Are you a brand that uses technology, or a technology company with a brand?
- Identity Counsel
- Nov 10
- 1 min read
This is the most important question. Most brands get it wrong. They believe they are in the technology business.
They are not.
The Piano
In the 19th century, piano makers sold ornate wooden boxes with keys. They sold wires and hammers. They sold craftsmanship.
Steinway did not.
Steinway sold access to the artist within. The technology, the box, the keys, was the same. But the promise was different.
One sold an instrument. The other sold immortality.
The Two Paths
1. The Technology Company with a Brand
This is most companies. You build a platform. An app. A tool. You talk about features. You talk about speed and data.
Your brand is a thin coat of paint on the technology.
This is a dangerous path. It is a race. Someone will always build a faster, cheaper, newer box. Your technology will become a commodity.

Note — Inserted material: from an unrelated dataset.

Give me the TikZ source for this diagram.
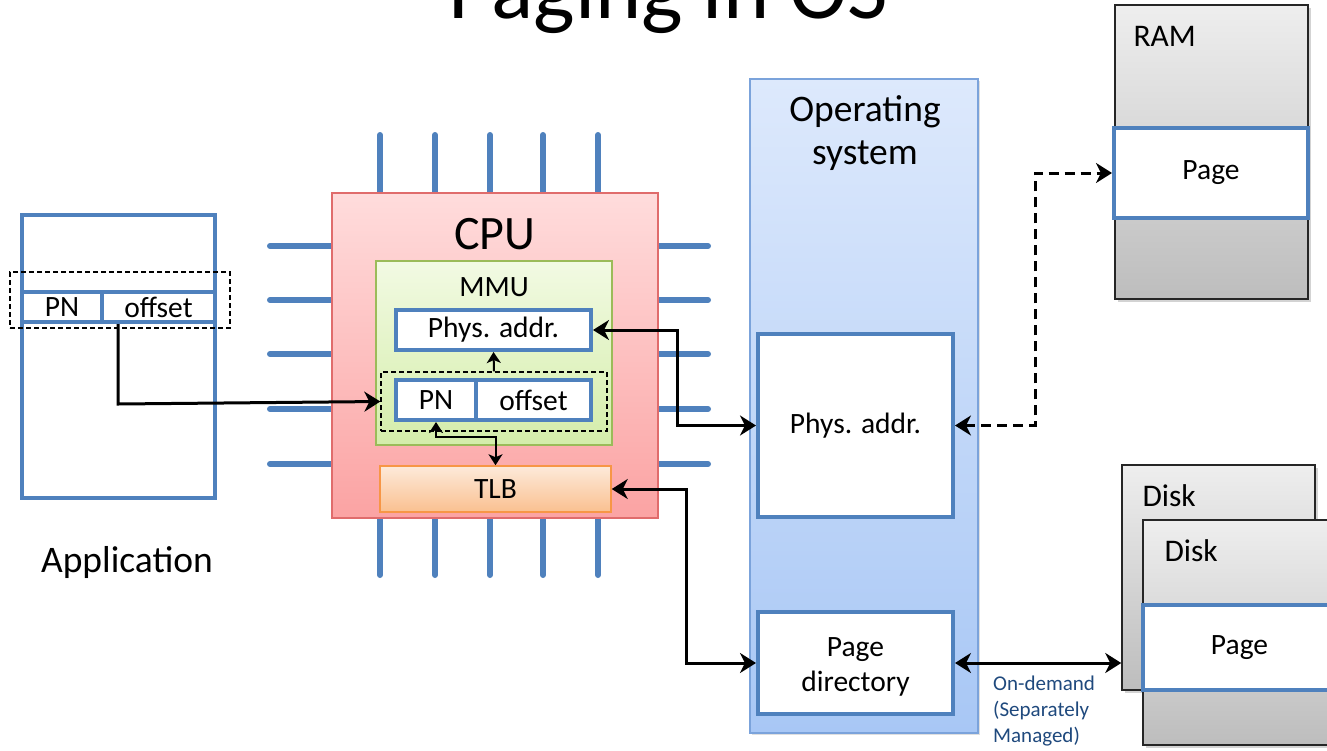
\documentclass[tikz,border=0pt]{standalone}
\usepackage{fontspec}
\setmainfont{Carlito}
\usetikzlibrary{arrows.meta,shadows,calc}
\definecolor{bl}{HTML}{4F81BD}
\definecolor{cputop}{HTML}{FFDCDC}
\definecolor{cpubot}{HTML}{FBA3A3}
\definecolor{cpubd}{HTML}{E06C6C}
\definecolor{mmutop}{HTML}{F2FAE3}
\definecolor{mmubot}{HTML}{D4EDAA}
\definecolor{mmubd}{HTML}{9BBB59}
\definecolor{tlbtop}{HTML}{FDEADA}
\definecolor{tlbbot}{HTML}{FAC090}
\definecolor{tlbbd}{HTML}{F79646}
\definecolor{ostop}{HTML}{DDE9FC}
\definecolor{osbot}{HTML}{A8C7F5}
\definecolor{osbd}{HTML}{7BA3DB}
\definecolor{grtop}{HTML}{EEEEEE}
\definecolor{grbot}{HTML}{BDBDBD}
\definecolor{note}{HTML}{1F497D}
\tikzset{
  fs/.style={font=\fontsize{#1}{#1}\selectfont},
  bbox/.style={draw=bl, line width=4pt, fill=white, inner sep=0pt, align=center, fs=29.5},
  pin/.style={draw=bl, line width=6pt, line cap=round},
  conn/.style={line width=3pt, {Stealth[length=16pt,width=20pt,inset=5pt]}-{Stealth[length=16pt,width=20pt,inset=5pt]}},
  conn1/.style={line width=3pt, -{Stealth[length=16pt,width=20pt,inset=5pt]}},
  small/.style={line width=2pt},
  stip/.tip={Stealth[length=11pt,width=14pt,inset=3pt]},
  dbox/.style={draw, dash pattern=on 5pt off 3pt, line width=1.3pt, inner sep=0pt},
  greybox/.style={draw=black!85, line width=1.5pt, top color=grtop, bottom color=grbot, inner sep=0pt,
    drop shadow={shadow xshift=2.5pt, shadow yshift=-2.5pt, opacity=0.35}},
}
\begin{document}
\begin{tikzpicture}[x=1pt,y=-1pt]
\useasboundingbox (0,0) rectangle (1327,750);
% title
\node[fs=88, anchor=base] (title) at (668,18) {Paging in OS};

% pins
\foreach \x in {380,435,490,543,598} {
  \draw[pin] (\x,135) -- (\x,193);
  \draw[pin] (\x,518) -- (\x,575);
}
\foreach \y in {246,300,354,409,464} {
  \draw[pin] (270,\y) -- (332,\y);
  \draw[pin] (658,\y) -- (708,\y);
}

% application
\node[bbox, minimum width=193pt, minimum height=283pt] (app) at (118.5,356.5) {};
\node[bbox, minimum width=80pt, minimum height=30pt] (pn1) at (62,307) {PN};
\node[bbox, minimum width=113pt, minimum height=30pt] (off1) at (158.5,307) {offset};
\node[dbox, minimum width=220pt, minimum height=56pt] (d1) at (120,300) {};
\node[fs=37.5] (applbl) at (127,562) {Application};

% CPU
\node[draw=cpubd, line width=1.5pt, top color=cputop, bottom color=cpubot, minimum width=326pt, minimum height=325pt, inner sep=0pt] (cpu) at (495,355.5) {};
\node[fs=48] (cpulbl) at (495,234) {CPU};
\node[draw=mmubd, line width=1.5pt, top color=mmutop, bottom color=mmubot, minimum width=236pt, minimum height=184pt, inner sep=0pt] (mmu) at (494,353) {};
\node[fs=29.5] (mmulbl) at (494,287) {MMU};
\node[bbox, minimum width=195pt, minimum height=40pt] (physm) at (493.5,330) {Phys. addr.};
\node[dbox, minimum width=226pt, minimum height=59pt] (d2) at (494,401.5) {};
\node[bbox, minimum width=80pt, minimum height=40pt] (pn2) at (436,400) {PN};
\node[bbox, minimum width=115pt, minimum height=40pt] (off2) at (533.5,400) {offset};
\node[draw=tlbbd, line width=1.5pt, top color=tlbtop, bottom color=tlbbot, minimum width=231pt, minimum height=46pt, inner sep=0pt, fs=29.5] (tlb) at (495.5,489) {TLB};

% OS
\node[draw=osbd, line width=1.5pt, top color=ostop, bottom color=osbot, minimum width=228pt, minimum height=654pt, inner sep=0pt,
  drop shadow={shadow xshift=2pt, shadow yshift=-2pt, opacity=0.25}] (os) at (864,406) {};
\node[fs=37.5, align=center] (oslbl) at (865,133) {Operating\\[6pt]system};
\node[bbox, minimum width=195pt, minimum height=183pt] (osphys) at (855.5,425.5) {Phys. addr.};
\node[bbox, minimum width=195pt, minimum height=102pt] (pd) at (855.5,663) {};
\node[fs=29.5, align=center] (pdlbl) at (855.5,667) {Page\\[5pt]directory};

% RAM
\node[greybox, minimum width=193pt, minimum height=294pt] (ram) at (1211.5,152) {};
\node[fs=31.5, anchor=west] (ramlbl) at (1130,36) {RAM};
\node[bbox, minimum width=194pt, minimum height=90pt] (rampage) at (1211,173) {Page};

% Disks
\node[greybox, minimum width=193pt, minimum height=225pt] (disk1) at (1218.5,577.5) {};
\node[fs=31.5, anchor=west] (disk1lbl) at (1139,496) {Disk};
\node[greybox, minimum width=193pt, minimum height=225pt] (disk2) at (1239.5,632.5) {};
\node[fs=31.5, anchor=west] (disk2lbl) at (1161,551) {Disk};
\node[bbox, minimum width=193pt, minimum height=85pt] (dpage) at (1239.5,647.5) {Page};

% note
\node[text=note, align=left, anchor=north west, inner sep=0pt, font=\fontsize{21}{26}\selectfont] (note) at (993,676) {On-demand\\(Separately\\Managed)};

% connectors
\draw[conn1] ([xshift=18pt]off1.south west) -- ++(0,80) -- (d2.west);
\draw[small, -stip] (d2.north) -- (physm.south);
\draw[small, stip-stip] (pn2.south) -- ++(0,15) -| (tlb.north);
\draw[conn] (physm.east) -- ++(84,0) |- (osphys.west);
\draw[conn] (tlb.east) -- ++(75,0) |- (pd.west);
\draw[conn, dash pattern=on 10pt off 6pt] (osphys.east) -- ++(80,0) |- (rampage.west);
\draw[conn] (pd.east) -- (pd.east -| disk1.west);
\end{tikzpicture}
\end{document}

2. The Brand that Uses Technology
This is rare. This is Steinway.
Here, the promise comes first. The brand is the core. The technology is just the tool you use to deliver that promise.
If your promise is "community," you might use an app. Or a physical store. Or a newsletter. The tool does not matter. The promise does.
When the technology changes, you do not die. You simply pick up a new tool.
Look at what you sell.
Are you selling the code, or the new freedom that code enables?
Are you selling the platform, or the connection it creates?
Are you selling the box, or the music?
What promise does your technology actually enable? And is your brand built to deliver it?